**EXERCISE DETAILS**
Give back the full listing, character for character, with no pictures.

═════ DATA TO USE ═════

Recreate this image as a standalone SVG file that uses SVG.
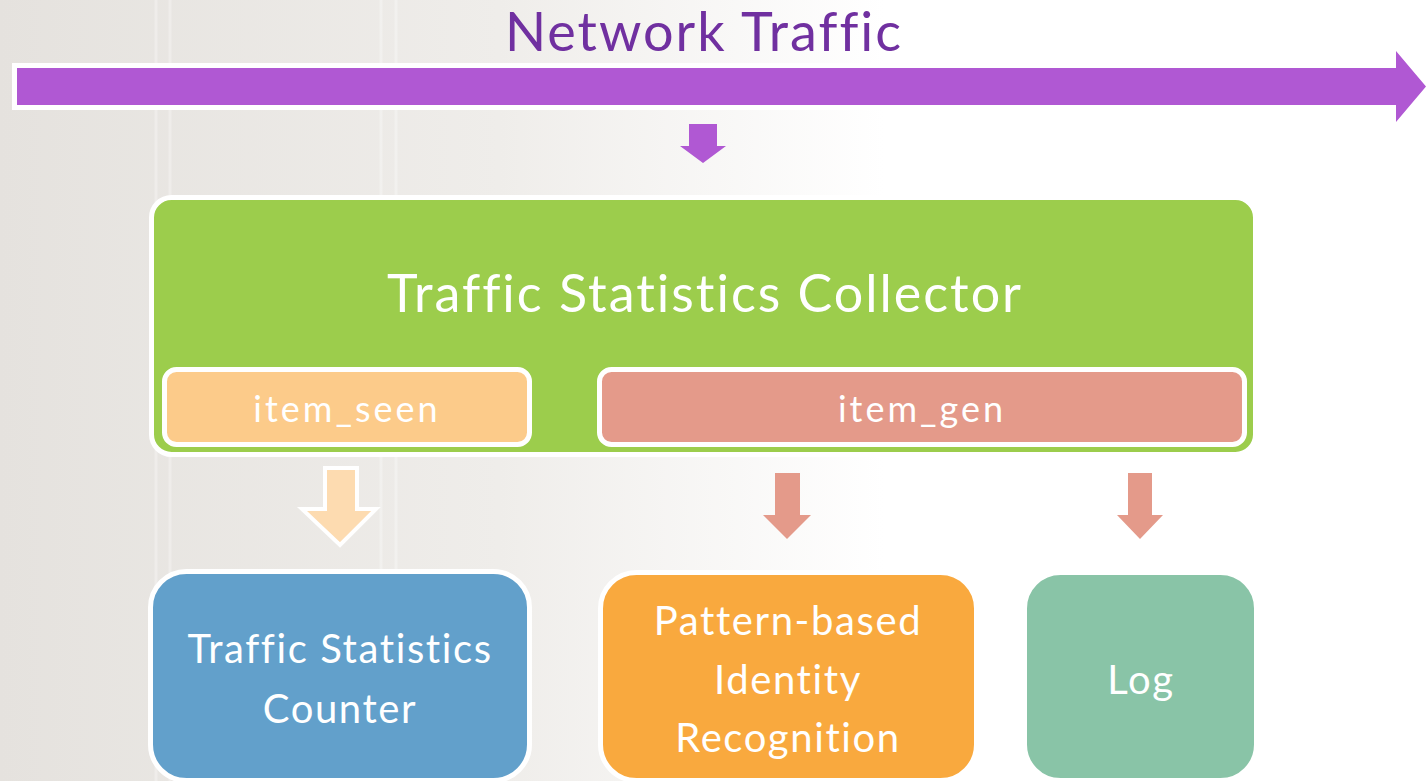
<svg xmlns="http://www.w3.org/2000/svg" width="1426" height="781" viewBox="0 0 1426 781">
  <defs>
    <linearGradient id="bg" x1="0" y1="0" x2="1" y2="0">
      <stop offset="0" stop-color="#e5e2de"/>
      <stop offset="0.35" stop-color="#efedea"/>
      <stop offset="0.62" stop-color="#ffffff"/>
      <stop offset="1" stop-color="#ffffff"/>
    </linearGradient>
  </defs>
  <style>
    text { font-family: Lato, "Noto Sans", "Liberation Sans", sans-serif; fill: #ffffff; text-anchor: middle; letter-spacing: 2px; }
    .title { font-size: 54px; fill: #7030a0; }
    .head { font-size: 52px; }
    .sub { font-size: 36px; letter-spacing: 3px; }
    .lbl { font-size: 40px; letter-spacing: 1.6px; }
    .outline { stroke: #ffffff; stroke-width: 5; }
    .deco { stroke: #ffffff; stroke-width: 3; opacity: 0.3; }
  </style>

  <g id="background">
    <rect x="0" y="0" width="1426" height="781" fill="url(#bg)"/>
    <line class="deco" x1="156" y1="0" x2="156" y2="781"/>
    <line class="deco" x1="170" y1="0" x2="170" y2="781"/>
    <line class="deco" x1="381" y1="0" x2="381" y2="781"/>
    <line class="deco" x1="396" y1="0" x2="396" y2="781"/>
  </g>

  <g id="network-traffic">
    <text class="title" x="704" y="51">Network Traffic</text>
    <rect x="12" y="63" width="1390" height="47" fill="#ffffff"/>
    <path d="M17,68 H1396 V51 L1426,86.5 L1396,122 V105 H17 Z" fill="#b058d3"/>
  </g>

  <g id="connectors">
    <path d="M689,124 H717 V146 H726 L703,163 L680,146 H689 Z" fill="#b058d3"/>
    <path d="M325,468 H357 V509 H376 L340,545 L302,509 H325 Z" fill="#fddbb0" stroke="#ffffff" stroke-width="4" stroke-linejoin="miter"/>
    <path d="M775,473 H800 V515 H811 L787,539 L763,515 H775 Z" fill="#e49a8a"/>
    <path d="M1128,473 H1152 V515 H1163 L1140,539 L1117,515 H1128 Z" fill="#e49a8a"/>
  </g>

  <g id="collector">
    <rect class="outline" x="151.5" y="197.5" width="1104" height="257" rx="20" fill="#9ccd4c"/>
    <text class="head" x="705" y="312">Traffic Statistics Collector</text>
  </g>

  <g id="item-seen">
    <rect class="outline" x="164.5" y="369.5" width="365" height="75" rx="12" fill="#fccb8a"/>
    <text class="sub" x="347" y="422">item_seen</text>
  </g>

  <g id="item-gen">
    <rect class="outline" x="599.5" y="369.5" width="645" height="75" rx="12" fill="#e49a8a"/>
    <text class="sub" x="922" y="422">item_gen</text>
  </g>

  <g id="counter">
    <rect class="outline" x="150.5" y="571.5" width="379" height="209" rx="36" fill="#62a0cb"/>
    <text class="lbl" x="340" y="663">Traffic Statistics</text>
    <text class="lbl" x="340" y="723">Counter</text>
  </g>

  <g id="pattern">
    <rect class="outline" x="600.5" y="572.5" width="376" height="208" rx="36" fill="#f9a93e"/>
    <text class="lbl" x="788" y="635">Pattern-based</text>
    <text class="lbl" x="788" y="694">Identity</text>
    <text class="lbl" x="788" y="752">Recognition</text>
  </g>

  <g id="log">
    <rect class="outline" x="1024.5" y="572.5" width="232" height="208" rx="36" fill="#89c4a7"/>
    <text class="lbl" x="1141" y="694">Log</text>
  </g>
</svg>
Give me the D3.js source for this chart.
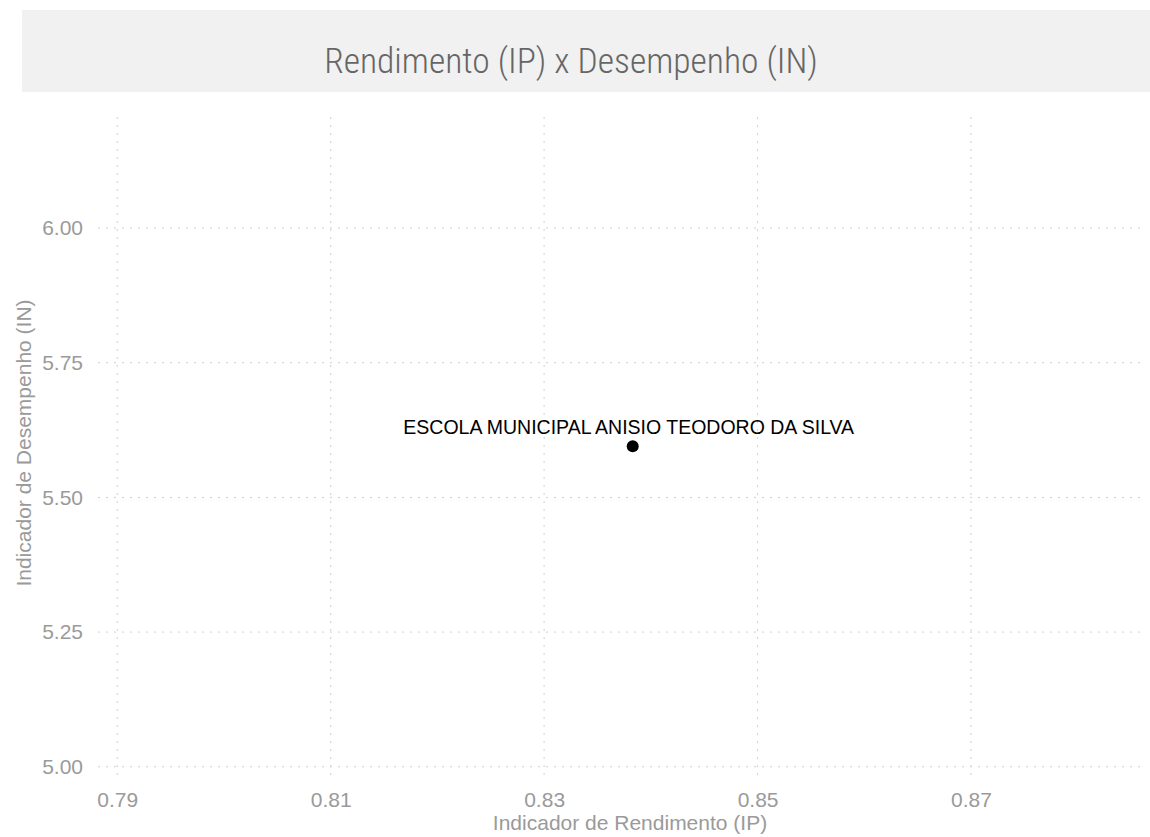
<!DOCTYPE html>
<html><head><meta charset="utf-8">
<script src="https://cdn.jsdelivr.net/npm/d3@7"></script>
<style>body{margin:0;background:#fff;}svg{display:block;}</style>
</head><body>
<script>
const titleText = "Rendimento (IP) x Desempenho (IN)";
const xTitle = "Indicador de Rendimento (IP)";
const yTitle = "Indicador de Desempenho (IN)";
const schools = ["ESCOLA MUNICIPAL ANISIO TEODORO DA SILVA"];
const ipValues = [0.8383];
const inValues = [5.595];
const xTicks = [0.79, 0.81, 0.83, 0.85, 0.87];
const yTicks = [5.00, 5.25, 5.50, 5.75, 6.00];

const W = 1150, H = 837;
const svg = d3.select("body").append("svg").attr("width", W).attr("height", H);

svg.append("rect").attr("x", 22).attr("y", 10).attr("width", W - 22).attr("height", 82).attr("fill", "#f1f1f1");
svg.append("text").attr("x", 571).attr("y", 73).attr("text-anchor", "middle")
  .attr("font-family", "'Roboto Condensed', 'Liberation Sans Narrow', 'Arial Narrow', sans-serif")
  .attr("font-size", 35.5).attr("font-weight", 300).attr("fill", "#666").text(titleText);

const x = d3.scaleLinear().domain([0.7882, 0.8863]).range([98, 1145]);
const y = d3.scaleLinear().domain([4.981, 6.206]).range([777, 117]);

const font = "'Liberation Sans', Arial, Helvetica, sans-serif";

const gx = svg.append("g");
gx.selectAll("line").data(xTicks).join("line")
  .attr("x1", d => x(d)).attr("x2", d => x(d)).attr("y1", 117).attr("y2", 777)
  .attr("stroke", "#d0d0d0").attr("stroke-width", 1).attr("stroke-dasharray", "2,6");
const gy = svg.append("g");
gy.selectAll("line").data(yTicks).join("line")
  .attr("y1", d => y(d)).attr("y2", d => y(d)).attr("x1", 98).attr("x2", 1145)
  .attr("stroke", "#d0d0d0").attr("stroke-width", 1).attr("stroke-dasharray", "2,6");

const xAxis = d3.axisBottom(x).tickValues(xTicks).tickFormat(d3.format(".2f")).tickSize(0).tickPadding(0);
svg.append("g").attr("transform", "translate(0,807)").call(xAxis)
  .call(g => g.select(".domain").remove())
  .call(g => g.selectAll("text").attr("font-family", font).attr("font-size", 21).attr("fill", "#9a9a9a").attr("dy", "0").attr("y", 0));

const yAxis = d3.axisLeft(y).tickValues(yTicks).tickFormat(d3.format(".2f")).tickSize(0).tickPadding(0);
svg.append("g").attr("transform", "translate(83,0)").call(yAxis)
  .call(g => g.select(".domain").remove())
  .call(g => g.selectAll("text").attr("font-family", font).attr("font-size", 21).attr("fill", "#9a9a9a"));

svg.append("text").attr("x", 630).attr("y", 830).attr("text-anchor", "middle")
  .attr("font-family", font).attr("font-size", 21).attr("fill", "#9a9a9a").text(xTitle);
svg.append("text").attr("transform", "translate(31,443) rotate(-90)").attr("text-anchor", "middle")
  .attr("font-family", font).attr("font-size", 21).attr("fill", "#9a9a9a").text(yTitle);

const pts = schools.map((s, i) => ({name: s, ip: ipValues[i], in: inValues[i]}));
svg.selectAll("circle.pt").data(pts).join("circle").attr("class", "pt")
  .attr("cx", d => x(d.ip)).attr("cy", d => y(d.in)).attr("r", 6).attr("fill", "#000");
svg.selectAll("text.lbl").data(pts).join("text").attr("class", "lbl")
  .attr("x", d => x(d.ip) - 4).attr("y", d => y(d.in) - 12).attr("text-anchor", "middle")
  .attr("font-family", font).attr("font-size", 19.5).attr("fill", "#000").text(d => d.name);
</script>
</body></html>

═════

**FULL SOLUTION**
Recreate this image as a standalone SVG file that uses SVG.
<svg xmlns="http://www.w3.org/2000/svg" width="1426" height="781" viewBox="0 0 1426 781">
  <defs>
    <linearGradient id="bg" x1="0" y1="0" x2="1" y2="0">
      <stop offset="0" stop-color="#e5e2de"/>
      <stop offset="0.35" stop-color="#efedea"/>
      <stop offset="0.62" stop-color="#ffffff"/>
      <stop offset="1" stop-color="#ffffff"/>
    </linearGradient>
  </defs>
  <style>
    text { font-family: Lato, "Noto Sans", "Liberation Sans", sans-serif; fill: #ffffff; text-anchor: middle; letter-spacing: 2px; }
    .title { font-size: 54px; fill: #7030a0; }
    .head { font-size: 52px; }
    .sub { font-size: 36px; letter-spacing: 3px; }
    .lbl { font-size: 40px; letter-spacing: 1.6px; }
    .outline { stroke: #ffffff; stroke-width: 5; }
    .deco { stroke: #ffffff; stroke-width: 3; opacity: 0.3; }
  </style>

  <g id="background">
    <rect x="0" y="0" width="1426" height="781" fill="url(#bg)"/>
    <line class="deco" x1="156" y1="0" x2="156" y2="781"/>
    <line class="deco" x1="170" y1="0" x2="170" y2="781"/>
    <line class="deco" x1="381" y1="0" x2="381" y2="781"/>
    <line class="deco" x1="396" y1="0" x2="396" y2="781"/>
  </g>

  <g id="network-traffic">
    <text class="title" x="704" y="51">Network Traffic</text>
    <rect x="12" y="63" width="1390" height="47" fill="#ffffff"/>
    <path d="M17,68 H1396 V51 L1426,86.5 L1396,122 V105 H17 Z" fill="#b058d3"/>
  </g>

  <g id="connectors">
    <path d="M689,124 H717 V146 H726 L703,163 L680,146 H689 Z" fill="#b058d3"/>
    <path d="M325,468 H357 V509 H376 L340,545 L302,509 H325 Z" fill="#fddbb0" stroke="#ffffff" stroke-width="4" stroke-linejoin="miter"/>
    <path d="M775,473 H800 V515 H811 L787,539 L763,515 H775 Z" fill="#e49a8a"/>
    <path d="M1128,473 H1152 V515 H1163 L1140,539 L1117,515 H1128 Z" fill="#e49a8a"/>
  </g>

  <g id="collector">
    <rect class="outline" x="151.5" y="197.5" width="1104" height="257" rx="20" fill="#9ccd4c"/>
    <text class="head" x="705" y="312">Traffic Statistics Collector</text>
  </g>

  <g id="item-seen">
    <rect class="outline" x="164.5" y="369.5" width="365" height="75" rx="12" fill="#fccb8a"/>
    <text class="sub" x="347" y="422">item_seen</text>
  </g>

  <g id="item-gen">
    <rect class="outline" x="599.5" y="369.5" width="645" height="75" rx="12" fill="#e49a8a"/>
    <text class="sub" x="922" y="422">item_gen</text>
  </g>

  <g id="counter">
    <rect class="outline" x="150.5" y="571.5" width="379" height="209" rx="36" fill="#62a0cb"/>
    <text class="lbl" x="340" y="663">Traffic Statistics</text>
    <text class="lbl" x="340" y="723">Counter</text>
  </g>

  <g id="pattern">
    <rect class="outline" x="600.5" y="572.5" width="376" height="208" rx="36" fill="#f9a93e"/>
    <text class="lbl" x="788" y="635">Pattern-based</text>
    <text class="lbl" x="788" y="694">Identity</text>
    <text class="lbl" x="788" y="752">Recognition</text>
  </g>

  <g id="log">
    <rect class="outline" x="1024.5" y="572.5" width="232" height="208" rx="36" fill="#89c4a7"/>
    <text class="lbl" x="1141" y="694">Log</text>
  </g>
</svg>
Give me the D3.js source for this chart.
<!DOCTYPE html>
<html><head><meta charset="utf-8">
<script src="https://cdn.jsdelivr.net/npm/d3@7"></script>
<style>body{margin:0;background:#fff;}svg{display:block;}</style>
</head><body>
<script>
const titleText = "Rendimento (IP) x Desempenho (IN)";
const xTitle = "Indicador de Rendimento (IP)";
const yTitle = "Indicador de Desempenho (IN)";
const schools = ["ESCOLA MUNICIPAL ANISIO TEODORO DA SILVA"];
const ipValues = [0.8383];
const inValues = [5.595];
const xTicks = [0.79, 0.81, 0.83, 0.85, 0.87];
const yTicks = [5.00, 5.25, 5.50, 5.75, 6.00];

const W = 1150, H = 837;
const svg = d3.select("body").append("svg").attr("width", W).attr("height", H);

svg.append("rect").attr("x", 22).attr("y", 10).attr("width", W - 22).attr("height", 82).attr("fill", "#f1f1f1");
svg.append("text").attr("x", 571).attr("y", 73).attr("text-anchor", "middle")
  .attr("font-family", "'Roboto Condensed', 'Liberation Sans Narrow', 'Arial Narrow', sans-serif")
  .attr("font-size", 35.5).attr("font-weight", 300).attr("fill", "#666").text(titleText);

const x = d3.scaleLinear().domain([0.7882, 0.8863]).range([98, 1145]);
const y = d3.scaleLinear().domain([4.981, 6.206]).range([777, 117]);

const font = "'Liberation Sans', Arial, Helvetica, sans-serif";

const gx = svg.append("g");
gx.selectAll("line").data(xTicks).join("line")
  .attr("x1", d => x(d)).attr("x2", d => x(d)).attr("y1", 117).attr("y2", 777)
  .attr("stroke", "#d0d0d0").attr("stroke-width", 1).attr("stroke-dasharray", "2,6");
const gy = svg.append("g");
gy.selectAll("line").data(yTicks).join("line")
  .attr("y1", d => y(d)).attr("y2", d => y(d)).attr("x1", 98).attr("x2", 1145)
  .attr("stroke", "#d0d0d0").attr("stroke-width", 1).attr("stroke-dasharray", "2,6");

const xAxis = d3.axisBottom(x).tickValues(xTicks).tickFormat(d3.format(".2f")).tickSize(0).tickPadding(0);
svg.append("g").attr("transform", "translate(0,807)").call(xAxis)
  .call(g => g.select(".domain").remove())
  .call(g => g.selectAll("text").attr("font-family", font).attr("font-size", 21).attr("fill", "#9a9a9a").attr("dy", "0").attr("y", 0));

const yAxis = d3.axisLeft(y).tickValues(yTicks).tickFormat(d3.format(".2f")).tickSize(0).tickPadding(0);
svg.append("g").attr("transform", "translate(83,0)").call(yAxis)
  .call(g => g.select(".domain").remove())
  .call(g => g.selectAll("text").attr("font-family", font).attr("font-size", 21).attr("fill", "#9a9a9a"));

svg.append("text").attr("x", 630).attr("y", 830).attr("text-anchor", "middle")
  .attr("font-family", font).attr("font-size", 21).attr("fill", "#9a9a9a").text(xTitle);
svg.append("text").attr("transform", "translate(31,443) rotate(-90)").attr("text-anchor", "middle")
  .attr("font-family", font).attr("font-size", 21).attr("fill", "#9a9a9a").text(yTitle);

const pts = schools.map((s, i) => ({name: s, ip: ipValues[i], in: inValues[i]}));
svg.selectAll("circle.pt").data(pts).join("circle").attr("class", "pt")
  .attr("cx", d => x(d.ip)).attr("cy", d => y(d.in)).attr("r", 6).attr("fill", "#000");
svg.selectAll("text.lbl").data(pts).join("text").attr("class", "lbl")
  .attr("x", d => x(d.ip) - 4).attr("y", d => y(d.in) - 12).attr("text-anchor", "middle")
  .attr("font-family", font).attr("font-size", 19.5).attr("fill", "#000").text(d => d.name);
</script>
</body></html>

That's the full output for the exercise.